### EXERCISE DIRECTIONS:
Begin with the first line below and retype each line exactly through the line containing "plt.rcParams['mathtext.it'] = 'Liberation". Any pictures are to be left out.

═══ DATA SHOWN ═══

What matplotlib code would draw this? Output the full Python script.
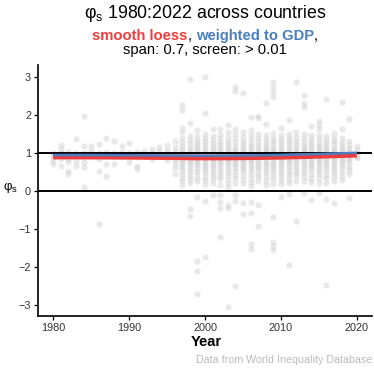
import numpy as np
import matplotlib
matplotlib.use("Agg")
import matplotlib.pyplot as plt

plt.rcParams['font.family'] = ['Liberation Sans', 'DejaVu Sans']
plt.rcParams['mathtext.fontset'] = 'custom'
plt.rcParams['mathtext.rm'] = 'Liberation Sans'
plt.rcParams['mathtext.it'] = 'Liberation Sans'

# per-country phi_s values, grouped by year
years = list(range(1980, 2021))
phi_by_year = [
    [1.0, 0.95, 0.79, 0.71, 0.88],
    [1.2, 1.1, 1.0, 0.92, 0.66, 0.85],
    [1.02, 0.94, 0.75, 0.53, 0.45, 0.85],
    [1.36, 1.0, 0.79, 0.66, 0.92],
    [1.96, 1.18, 1.0, 0.75, 0.64, 0.11, 0.9],
    [1.18, 1.05, 0.96, 0.88],
    [1.24, 1.0, 0.84, 0.53, -0.86],
    [1.4, 1.02, 0.71, 0.4, 0.92],
    [1.31, 1.0, 0.7, 0.9],
    [1.18, 1.02, 0.89],
    [1.25, 1.0, 0.75, 0.92],
    [1.02, 0.66, 0.57, 0.9],
    [1.05, 0.95],
    [1.11, 1.0, 0.92, 0.84],
    [1.16, 1.04, 0.95, 0.89],
    [1.2, 1.08, 1.0, 0.9, 0.8],
    [1.3, 1.15, 1.05, 0.98, 0.9, 0.8, 0.7, 0.6, 0.45],
    [2.25, 2.12, 1.65, 1.55, 1.38, 1.28, 1.18, 1.1, 1.03, 0.97, 0.9, 0.84, 0.77,
     0.7, 0.62, 0.55, 0.45, 0.35, 0.25, 0.15],
    [2.94, 1.78, 1.45, 1.35, 1.25, 1.15, 1.08, 1.02, 0.96, 0.9, 0.85, 0.78, 0.72,
     0.65, 0.58, 0.5, 0.4, 0.3, 0.2, -0.48, -0.67],
    [1.6, 1.45, 1.35, 1.27, 1.2, 1.13, 1.07, 1.01, 0.95, 0.9, 0.85, 0.79, 0.73,
     0.67, 0.6, 0.52, 0.44, 0.35, 0.25, -0.15, -1.85, -2.11, -2.7],
    [3.0, 2.04, 1.5, 1.4, 1.3, 1.22, 1.15, 1.08, 1.02, 0.97, 0.92, 0.86, 0.8,
     0.74, 0.68, 0.61, 0.54, 0.46, 0.37, 0.28, 0.18, -0.26, -1.74],
    [1.63, 1.45, 1.35, 1.26, 1.18, 1.1, 1.04, 0.98, 0.93, 0.87, 0.81, 0.75, 0.69,
     0.62, 0.55, 0.47, 0.38, 0.3, 0.2, -0.11],
    [1.64, 1.5, 1.38, 1.28, 1.2, 1.12, 1.05, 0.99, 0.93, 0.88, 0.82, 0.76, 0.7,
     0.63, 0.56, 0.48, 0.4, 0.3, 0.15, -0.11, -0.29, -0.45, -1.22],
    [1.73, 1.55, 1.42, 1.32, 1.23, 1.15, 1.08, 1.02, 0.96, 0.9, 0.84, 0.78, 0.72,
     0.65, 0.58, 0.5, 0.41, 0.32, 0.22, 0.1, -0.36, -0.45, -3.06],
    [2.72, 2.63, 1.64, 1.5, 1.38, 1.28, 1.19, 1.11, 1.04, 0.98, 0.92, 0.86, 0.8,
     0.74, 0.67, 0.6, 0.52, 0.43, 0.33, 0.22, -0.1, -0.26, -2.5],
    [2.57, 1.55, 1.42, 1.32, 1.24, 1.16, 1.09, 1.03, 0.97, 0.91, 0.85, 0.79, 0.73,
     0.66, 0.59, 0.51, 0.42, 0.32, 0.2, -0.31, -0.6],
    [1.93, 1.6, 1.47, 1.36, 1.27, 1.19, 1.12, 1.05, 0.99, 0.93, 0.87, 0.81, 0.75,
     0.68, 0.61, 0.53, 0.44, 0.35, 0.24, 0.12, -0.29, -0.57, -1.4, -1.52],
    [1.97, 1.91, 1.5, 1.38, 1.28, 1.2, 1.13, 1.06, 1.0, 0.94, 0.88, 0.82, 0.76,
     0.69, 0.62, 0.54, 0.45, 0.36, 0.25, -0.38, -0.92],
    [2.31, 1.76, 1.48, 1.37, 1.28, 1.2, 1.13, 1.07, 1.01, 0.95, 0.89, 0.83, 0.77,
     0.7, 0.63, 0.55, 0.46, 0.37, 0.26, 0.15],
    [2.85, 2.72, 2.59, 2.46, 1.52, 1.4, 1.3, 1.22, 1.14, 1.07, 1.01, 0.95, 0.89,
     0.83, 0.77, 0.71, 0.64, 0.57, 0.49, 0.4, 0.3, 0.18, -0.69, -1.35, -1.45, -1.56],
    [1.65, 1.48, 1.37, 1.28, 1.2, 1.13, 1.06, 1.0, 0.94, 0.88, 0.82, 0.76, 0.7,
     0.63, 0.56, 0.48, 0.39, 0.29, 0.18, -0.16],
    [1.86, 1.5, 1.39, 1.3, 1.22, 1.15, 1.08, 1.02, 0.96, 0.9, 0.84, 0.78, 0.72,
     0.65, 0.58, 0.5, 0.41, 0.31, 0.2, -0.09, -1.94],
    [2.87, 1.55, 1.42, 1.32, 1.23, 1.15, 1.08, 1.02, 0.96, 0.9, 0.84, 0.78, 0.71,
     0.64, 0.56, 0.48, 0.38, 0.27, -0.79],
    [2.52, 2.31, 2.2, 1.5, 1.38, 1.29, 1.21, 1.14, 1.07, 1.01, 0.95, 0.89, 0.83,
     0.77, 0.7, 0.63, 0.55, 0.46, 0.36, 0.25, -0.05],
    [1.71, 1.48, 1.37, 1.28, 1.2, 1.13, 1.06, 1.0, 0.94, 0.88, 0.82, 0.76, 0.69,
     0.62, 0.54, 0.45, 0.35, 0.24, -0.24],
    [1.84, 1.73, 1.62, 1.47, 1.36, 1.27, 1.19, 1.12, 1.05, 0.99, 0.93, 0.87, 0.81,
     0.75, 0.68, 0.61, 0.53, 0.44, 0.33, 0.2, -0.05],
    [2.41, 1.45, 1.35, 1.26, 1.18, 1.11, 1.04, 0.98, 0.92, 0.86, 0.8, 0.74, 0.67,
     0.6, 0.52, 0.43, 0.33, 0.22, -0.22, -2.48],
    [1.52, 1.4, 1.3, 1.22, 1.14, 1.07, 1.01, 0.95, 0.89, 0.83, 0.77, 0.7, 0.63,
     0.55, 0.46, 0.36, 0.25, -0.32],
    [2.35, 1.62, 1.38, 1.28, 1.2, 1.13, 1.06, 1.0, 0.94, 0.88, 0.82, 0.75, 0.68,
     0.6, 0.5, 0.4, 0.28],
    [1.89, 1.3, 1.2, 1.12, 1.05, 0.99, 0.93, 0.87, 0.8, 0.73, 0.64, 0.55, 0.44, -0.19],
    [1.17, 1.08, 1.0, 0.93, 0.86],
]

# smoothed curves
smooth_years = [1980, 1985, 1990, 1995, 2000, 2005, 2010, 2015, 2020]
loess_phi = [0.90, 0.90, 0.895, 0.885, 0.875, 0.88, 0.895, 0.92, 0.95]
gdp_phi = [0.94, 0.94, 0.935, 0.93, 0.925, 0.93, 0.945, 0.97, 1.0]

RED = '#ee3b3b'
BLUE = '#4a7ebf'

fig = plt.figure(figsize=(3.74, 3.69), dpi=100)
ax = fig.add_axes([38 / 374, 1 - 316 / 369, 334 / 374, 251 / 369])

x = np.concatenate([[y] * len(v) for y, v in zip(years, phi_by_year)])
y = np.concatenate(phi_by_year)
ax.scatter(x, y, s=20, color='#cccccc', alpha=0.42, linewidths=0, zorder=1)

ax.axhline(1, color='black', lw=1.4, zorder=2)
ax.axhline(0, color='black', lw=1.4, zorder=2)
ax.plot(smooth_years, loess_phi, color=RED, lw=4, solid_capstyle='butt', zorder=3)
ax.plot(smooth_years, gdp_phi, color=BLUE, lw=1.8, solid_capstyle='butt', zorder=4)

ax.set_xlim(1978, 2022)
ax.set_ylim(-3.29, 3.31)
ax.set_xticks([1980, 1990, 2000, 2010, 2020])
ax.set_yticks([-3, -2, -1, 0, 1, 2, 3])
ax.set_yticklabels(['\u22123', '\u22122', '\u22121', '0', '1', '2', '3'])
for s in ['top', 'right']:
    ax.spines[s].set_visible(False)
for s in ['left', 'bottom']:
    ax.spines[s].set_linewidth(1.2)
ax.tick_params(length=3, width=0.9, pad=2, labelsize=7.8, labelcolor='#333333')

fig.text(205 / 374, 1 - 13 / 369, r'$\mathrm{\varphi_s}$ 1980:2022 across countries',
         ha='center', va='center', fontsize=12.8)
fig.text(3 / 374, 1 - 188 / 369, r'$\mathrm{\varphi_s}$', ha='left', va='center', fontsize=9.5)
fig.text(206 / 374, 1 - 342 / 369, 'Year', ha='center', va='center',
         fontsize=10.5, fontweight='bold')
fig.text(372 / 374, 1 - 360 / 369, 'Data from World Inequality Database',
         ha='right', va='center', fontsize=7.7, color='#bbbbbb')
fig.text(205 / 374, 1 - 50 / 369, 'span: 0.7, screen: > 0.01', ha='center',
         va='center', fontsize=10.6)

# colored first subtitle line, pieces placed side by side
parts = [('smooth loess', RED, 'bold'), (', ', 'black', 'normal'),
         ('weighted to GDP', BLUE, 'bold'), (',', 'black', 'normal')]
texts = [fig.text(0, 1 - 36 / 369, p, color=c, fontweight=w, fontsize=10.6,
                  ha='left', va='center') for p, c, w in parts]
fig.canvas.draw()
r = fig.canvas.get_renderer()
widths = [t.get_window_extent(r).width for t in texts]
start = 205 - sum(widths) / 2
for t, w in zip(texts, widths):
    t.set_x(start / 374)
    start += w

fig.savefig('out.png', dpi=100)
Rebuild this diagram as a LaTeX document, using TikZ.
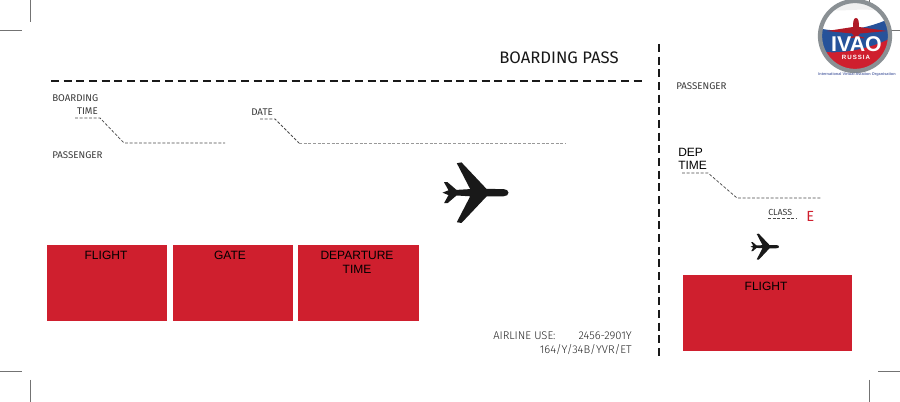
\documentclass[tikz,border=0pt]{standalone}
\usepackage{fontspec}
\setmainfont{Fira Sans}
\newfontfamily\lightf{Fira Sans Light}
\newfontfamily\arialf{Liberation Sans}
\newfontfamily\boldf{Liberation Sans Bold}
\definecolor{ticketred}{HTML}{CF1F2E}
\definecolor{inktext}{HTML}{3A3A3A}
\definecolor{logoblue}{HTML}{2A3F8F}
\definecolor{ringgrey}{HTML}{8A9094}
\tikzset{
  x=0.75pt,y=-0.75pt,
  crop/.style={draw=black!55,line width=0.6pt},
  mainrule/.style={draw=black!90,line width=0.8pt,dash pattern=on 6pt off 3.5pt},
  leader/.style={draw=black!70,line width=0.55pt,dash pattern=on 2.2pt off 1.3pt},
  redbox/.style={fill=ticketred,draw=none},
  lbl/.style={inner sep=0pt,font=\fontsize{7.3pt}{8pt}\selectfont,text=inktext,anchor=west},
  arl/.style={inner sep=0pt,font=\arialf\fontsize{9pt}{10pt}\selectfont,text=black},
  usetxt/.style={inner sep=0pt,font=\lightf\fontsize{8.4pt}{9pt}\selectfont,text=black!85},
}
\newcommand{\planeshape}{(39,0) .. controls (39,-2) and (37,-3.6) .. (34,-3.6) -- (17,-3.8) -- (-8,-30.3) -- (-12.7,-29.5) -- (0.7,-3.6) -- (-13,-2.8) -- (-22,-10.5) -- (-25.5,-10.5) -- (-21,-2.4) -- (-27,0) -- (-21,2.4) -- (-25.5,10.5) -- (-22,10.5) -- (-13,2.8) -- (0.7,3.6) -- (-12.7,29.5) -- (-8,30.3) -- (17,3.8) -- (34,3.6) .. controls (37,3.6) and (39,2) .. (39,0) -- cycle}
\begin{document}
\begin{tikzpicture}
\useasboundingbox[fill=white] (0,0) rectangle (900,402);
% crop marks
\draw[crop] (30,0) -- (30,22);
\draw[crop] (0,30) -- (22,30);
\draw[crop] (0,371) -- (22,371);
\draw[crop] (30,380) -- (30,402);
\draw[crop] (869,0) -- (869,22);
\draw[crop] (878,30) -- (900,30);
\draw[crop] (878,371) -- (900,371);
\draw[crop] (869,380) -- (869,402);
% main dashed rules
\coordinate (ruleL) at (51,81);
\coordinate (ruleR) at (643,81);
\coordinate (tearT) at (659,44);
\coordinate (tearB) at (659,358);
\draw[mainrule] (ruleL) -- (ruleR);
\draw[mainrule] (tearT) -- (tearB);
% titles
\node[inner sep=0pt,anchor=west,font=\fontsize{12.5pt}{14pt}\selectfont,text=black!90] (title) at (499,58) {BOARDING PASS};
% left labels
\node[lbl] (board) at (52,98.5) {BOARDING};
\node[lbl,anchor=east] (btime) at (98,111) {TIME};
\node[lbl] (pass1) at (52,155) {PASSENGER};
\node[lbl] (date) at (251,112) {DATE};
\node[lbl] (pass2) at (676,86) {PASSENGER};
\node[arl,anchor=west] (dep) at (678,152) {DEP};
\node[arl,anchor=west] (dtime) at (678,165) {TIME};
\node[lbl,font=\fontsize{6.6pt}{8pt}\selectfont] (class) at (768,212.5) {CLASS};
\node[inner sep=0pt,anchor=west,text=ticketred,font=\fontsize{11pt}{12pt}\selectfont] (classE) at (806,216) {E};
% leaders
\coordinate (b1) at (75,118); \coordinate (b2) at (100,118); \coordinate (b3) at (124,143); \coordinate (b4) at (225,143);
\draw[leader] (b1) -- (b2) -- (b3) -- (b4);
\coordinate (d1) at (260,119); \coordinate (d2) at (275,119); \coordinate (d3) at (299,143); \coordinate (d4) at (566,143);
\draw[leader] (d1) -- (d2) -- (d3);
\draw[leader,draw=black!40] (d3) -- (d4);
\coordinate (t1) at (682,173); \coordinate (t2) at (708,173); \coordinate (t3) at (737,198); \coordinate (t4) at (821,198);
\draw[leader] (t1) -- (t2) -- (t3) -- (t4);
\coordinate (c1) at (768,218); \coordinate (c2) at (797,218);
\draw[leader] (c1) -- (c2);
% red boxes
\path[redbox] (47,245) rectangle (167,321);
\path[redbox] (173,245) rectangle (293,321);
\path[redbox] (298,245) rectangle (419,321);
\path[redbox] (683,275) rectangle (852,351);
\node[arl] (f1) at (106,255) {FLIGHT};
\node[arl] (gate) at (230,255) {GATE};
\node[arl] (dp) at (357,255) {DEPARTURE};
\node[arl] (dpt) at (357,269) {TIME};
\node[arl] (f2) at (766,286) {FLIGHT};
% planes
\begin{scope}[shift={(469.5,192.7)}]
\fill[black!90] \planeshape;
\end{scope}
\begin{scope}[shift={(762.2,246.7)},scale=0.43]
\fill[black!90] \planeshape;
\end{scope}
% airline use
\node[usetxt,anchor=west] (air) at (493,336) {AIRLINE USE:};
\node[usetxt,anchor=east] (num) at (632,336) {2456-2901Y};
\node[usetxt,anchor=east] (code) at (632,350) {164/Y/34B/YVR/ET};
% logo
\begin{scope}
\clip (855,36) circle (35);
\fill[white] (815,0) rectangle (895,72);
\fill[black!6] (825,8) .. controls (840,14) and (860,6) .. (885,12) -- (885,0) -- (825,0) -- cycle;
\fill[logoblue!90!cyan] (815,27) .. controls (835,34) and (868,30) .. (895,16) -- (895,75) -- (815,75) -- cycle;
\fill[ticketred] (815,50) .. controls (835,56) and (870,50) .. (895,36) -- (895,75) -- (815,75) -- cycle;
\end{scope}
\draw[ringgrey,line width=3.2pt] (855,36) circle (35);
\fill[ticketred!85!black] (856,18) .. controls (858.5,18) and (859,22) .. (859,27) -- (887,31) -- (860,33.5) -- (858,36) -- (864,37.5) -- (864,38.5) -- (856,37.5) -- (848,38.5) -- (848,37.5) -- (854,36) -- (852,33.5) -- (827,31) -- (853,27) .. controls (853,22) and (853.5,18) .. (856,18) -- cycle;
\node[inner sep=0pt,text=white,font=\boldf\fontsize{16pt}{16pt}\selectfont] (ivao) at (856.5,44) {IVAO};
\node[inner sep=0pt,text=white,font=\boldf\fontsize{4.6pt}{5pt}\selectfont] (russia) at (856,57.5) {R\,U\,S\,S\,I\,A};
\node[inner sep=0pt,text=logoblue!75,font=\boldf\fontsize{2.9pt}{3pt}\selectfont] (intl) at (857,75) {International Virtual Aviation Organisation};
\end{tikzpicture}
\end{document}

═══

### RIGHT ANSWER:
What matplotlib code would draw this? Output the full Python script.
import numpy as np
import matplotlib
matplotlib.use("Agg")
import matplotlib.pyplot as plt

plt.rcParams['font.family'] = ['Liberation Sans', 'DejaVu Sans']
plt.rcParams['mathtext.fontset'] = 'custom'
plt.rcParams['mathtext.rm'] = 'Liberation Sans'
plt.rcParams['mathtext.it'] = 'Liberation Sans'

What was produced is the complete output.